◆ INFORMATION SUPPLIED:
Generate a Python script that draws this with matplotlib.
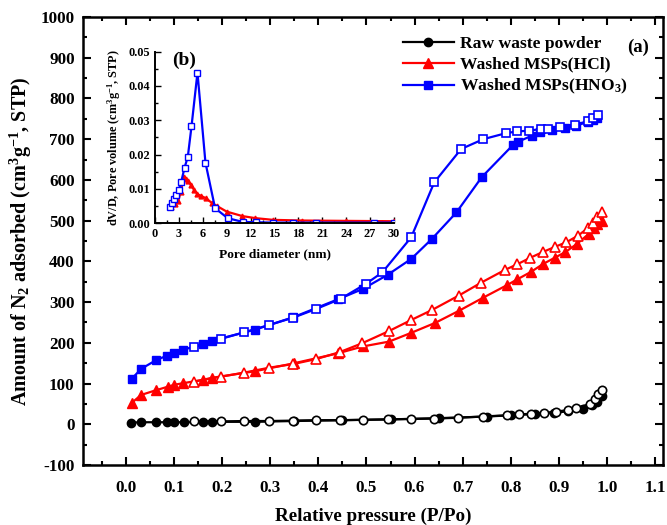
import matplotlib
matplotlib.use("Agg")
import matplotlib.pyplot as plt
from matplotlib.ticker import MultipleLocator, FormatStrFormatter

plt.rcParams['font.family'] = ['Liberation Serif', 'DejaVu Serif']
plt.rcParams['font.weight'] = 'bold'
plt.rcParams['mathtext.fontset'] = 'custom'
plt.rcParams['mathtext.rm'] = 'Liberation Serif:bold'
plt.rcParams['mathtext.it'] = 'Liberation Serif:bold'
plt.rcParams['mathtext.bf'] = 'Liberation Serif:bold'
plt.rcParams['mathtext.default'] = 'rm'
plt.rcParams['axes.unicode_minus'] = False

# --- isotherms (P/Po, cm3/g STP) ---
raw_ads_x = [0.01, 0.03, 0.063, 0.084, 0.10, 0.12, 0.159, 0.178, 0.267, 0.35, 0.45,
             0.55, 0.65, 0.75, 0.80, 0.85, 0.89, 0.92, 0.95, 0.97, 0.98, 0.99]
raw_ads_y = [4, 5, 5, 5, 5, 5, 5, 6, 6, 8, 10, 12, 15, 19, 22, 25, 28, 32, 38, 48, 55, 70]
raw_des_x = [0.142, 0.198, 0.246, 0.298, 0.348, 0.395, 0.444, 0.493, 0.544, 0.592,
             0.641, 0.691, 0.742, 0.792, 0.817, 0.843, 0.869, 0.894, 0.92, 0.937,
             0.965, 0.975, 0.982, 0.99]
raw_des_y = [7, 7, 8, 8, 9, 10, 10, 11, 12, 13, 14, 16, 19, 22, 24, 26, 28, 31, 35,
             40, 50, 62, 75, 85]

hcl_ads_x = [0.011, 0.031, 0.063, 0.086, 0.10, 0.119, 0.159, 0.178, 0.267, 0.35, 0.44,
             0.492, 0.547, 0.592, 0.643, 0.693, 0.743, 0.793, 0.814, 0.842, 0.868,
             0.892, 0.914, 0.938, 0.963, 0.973, 0.98, 0.99]
hcl_ads_y = [52, 72, 84, 92, 97, 101, 109, 114, 130, 150, 174, 191, 203, 224, 249,
             279, 311, 342, 356, 374, 394, 409, 423, 443, 468, 481, 492, 500]
hcl_des_x = [0.142, 0.198, 0.246, 0.298, 0.348, 0.395, 0.444, 0.491, 0.547, 0.593,
             0.637, 0.692, 0.739, 0.788, 0.814, 0.841, 0.867, 0.893, 0.916, 0.94,
             0.961, 0.971, 0.98, 0.99]
hcl_des_y = [105, 117, 127, 139, 148, 160, 177, 199, 229, 256, 281, 316, 348, 379,
             393, 409, 423, 436, 447, 463, 482, 495, 510, 520]

hno3_ads_x = [0.011, 0.031, 0.063, 0.084, 0.10, 0.119, 0.159, 0.178, 0.267, 0.348,
              0.441, 0.492, 0.544, 0.593, 0.636, 0.687, 0.74, 0.805, 0.816, 0.845,
              0.862, 0.887, 0.913, 0.935, 0.96, 0.972, 0.98]
hno3_ads_y = [111, 136, 158, 168, 174, 183, 197, 205, 232, 263, 307, 332, 367, 406,
              455, 520, 607, 686, 694, 709, 717, 723, 727, 733, 742, 748, 752]
hno3_des_x = [0.142, 0.198, 0.246, 0.298, 0.348, 0.395, 0.446, 0.499, 0.533, 0.593,
              0.641, 0.697, 0.743, 0.791, 0.814, 0.839, 0.863, 0.877, 0.903, 0.934,
              0.961, 0.971, 0.981]
hno3_des_y = [189, 210, 226, 244, 262, 283, 308, 345, 373, 459, 594, 676, 700, 715,
              719, 721, 725, 726, 730, 736, 744, 752, 760]

# --- pore size distribution (inset) ---
psd_hno3_d = [1.88, 2.13, 2.38, 2.67, 2.96, 3.29, 3.71, 4.12, 4.58, 5.33, 6.33, 7.54,
              9.12, 11.0, 12.67, 14.8, 17.3, 20.25, 27.5, 30.0]
psd_hno3_v = [0.0048, 0.0058, 0.0070, 0.0082, 0.0096, 0.0121, 0.0162, 0.0194, 0.0282,
              0.0439, 0.0177, 0.0044, 0.0015, 0.0004, 0.0003, 0.0002, 0.0002, 0.0002,
              0.0002, 0.0002]
psd_hcl_d = [2.0, 2.5, 2.9, 3.25, 3.6, 3.88, 4.17, 4.5, 4.9, 5.33, 5.75, 6.4, 7.2, 7.8,
             9.0, 10.96, 12.6, 14.8, 18.5, 24.0, 30.0]
psd_hcl_v = [0.0047, 0.0056, 0.0066, 0.0092, 0.0136, 0.0128, 0.0123, 0.0112, 0.0097,
             0.0085, 0.0080, 0.0073, 0.0058, 0.0050, 0.0034, 0.0021, 0.0015, 0.0010,
             0.0008, 0.0007, 0.0006]

fig = plt.figure(figsize=(6.67, 5.25), dpi=100)
ax = fig.add_axes([0.1244, 0.1143, 0.8696, 0.8533])

lw = 1.6
ms = 6
# adsorption = filled, desorption = open
ax.plot(raw_ads_x, raw_ads_y, '-o', color='black', lw=lw, ms=ms)
ax.plot(raw_des_x, raw_des_y, '-o', color='black', lw=lw, ms=ms, mfc='white', mew=1.2)
ax.plot(hcl_ads_x, hcl_ads_y, '-^', color='red', lw=lw, ms=ms + 1)
ax.plot(hcl_des_x, hcl_des_y, '-^', color='red', lw=lw, ms=ms + 1, mfc='white', mew=1.2)
ax.plot(hno3_ads_x, hno3_ads_y, '-s', color='blue', lw=lw, ms=ms)
ax.plot(hno3_des_x, hno3_des_y, '-s', color='blue', lw=lw, ms=ms, mfc='white', mew=1.2)

# legend handles
h1, = ax.plot([], [], '-o', color='black', lw=lw, ms=ms)
h2, = ax.plot([], [], '-^', color='red', lw=lw, ms=ms + 1)
h3, = ax.plot([], [], '-s', color='blue', lw=lw, ms=ms)
fig.legend([h1, h2, h3],
           ['Raw waste powder', 'Washed MSPs(HCl)', 'Washed MSPs(HNO$_3$)'],
           loc='upper left', bbox_to_anchor=(403 / 667, 1 - 36 / 525),
           frameon=False, fontsize=12.6, handlelength=2.9, handletextpad=0.35,
           labelspacing=0.25, borderpad=0, borderaxespad=0)

ax.set_xlim(-0.09, 1.117)
ax.set_ylim(-100, 1000)
ax.xaxis.set_major_locator(MultipleLocator(0.1))
ax.xaxis.set_minor_locator(MultipleLocator(0.05))
ax.xaxis.set_major_formatter(FormatStrFormatter('%.1f'))
ax.yaxis.set_major_locator(MultipleLocator(100))
ax.yaxis.set_minor_locator(MultipleLocator(50))
ax.tick_params(which='both', direction='in', top=True, right=True,
               labelsize=12.3, width=1.5)
ax.tick_params(axis='x', pad=11)
ax.tick_params(axis='y', pad=6)
ax.tick_params(which='major', length=6)
ax.tick_params(which='minor', length=3)
for s in ax.spines.values():
    s.set_linewidth(1.8)
ax.set_xlabel('Relative pressure (P/Po)', fontsize=13.8, fontweight='bold', labelpad=8)
ax.set_ylabel('Amount of N$_2$ adsorbed (cm$^3$g$^{-1}$, STP)', fontsize=14.5,
              fontweight='bold', labelpad=5)
fig.text(638 / 667, 1 - 47 / 525, '(a)', fontsize=13.5, fontweight='bold',
         ha='center', va='center')

# inset
ins = fig.add_axes([0.2324, 0.5747, 0.3583, 0.3269])
ins.patch.set_alpha(0)
ins.plot(psd_hcl_d, psd_hcl_v, '-^', color='red', lw=1.6, ms=3.5)
ins.plot(psd_hno3_d, psd_hno3_v, '-s', color='blue', lw=1.6, ms=4.5,
         mfc='white', mew=1.0)
ins.set_xlim(0, 30)
ins.set_ylim(0, 0.05)
ins.xaxis.set_major_locator(MultipleLocator(3))
ins.xaxis.set_minor_locator(MultipleLocator(1.5))
ins.yaxis.set_major_locator(MultipleLocator(0.01))
ins.yaxis.set_minor_locator(MultipleLocator(0.005))
ins.yaxis.set_major_formatter(FormatStrFormatter('%.2f'))
ins.spines['top'].set_visible(False)
ins.spines['right'].set_visible(False)
for s in ['left', 'bottom']:
    ins.spines[s].set_linewidth(1.4)
ins.tick_params(which='both', direction='in', labelsize=8.8, width=1.0)
ins.tick_params(which='major', length=4)
ins.tick_params(which='minor', length=2)
ins.set_xlabel('Pore diameter (nm)', fontsize=9.6, fontweight='bold', labelpad=6)
ins.set_ylabel('dV/D, Pore volume (cm$^3$g$^{-1}$, STP)', fontsize=8.8,
               fontweight='bold', labelpad=4)
ins.text(0.12, 0.95, '(b)', transform=ins.transAxes, fontsize=14,
         fontweight='bold', ha='center', va='center')

fig.savefig('out.png', dpi=100)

◆ TASK OBJECTIVE: From the top of the listing above, repeat each line exactly until you reach the line containing "from matplotlib.ticker import", and repeat that one too. Leave the pictures out.

◆ COMPLETE RESPONSE:
Generate a Python script that draws this with matplotlib.
import matplotlib
matplotlib.use("Agg")
import matplotlib.pyplot as plt
from matplotlib.ticker import MultipleLocator, FormatStrFormatter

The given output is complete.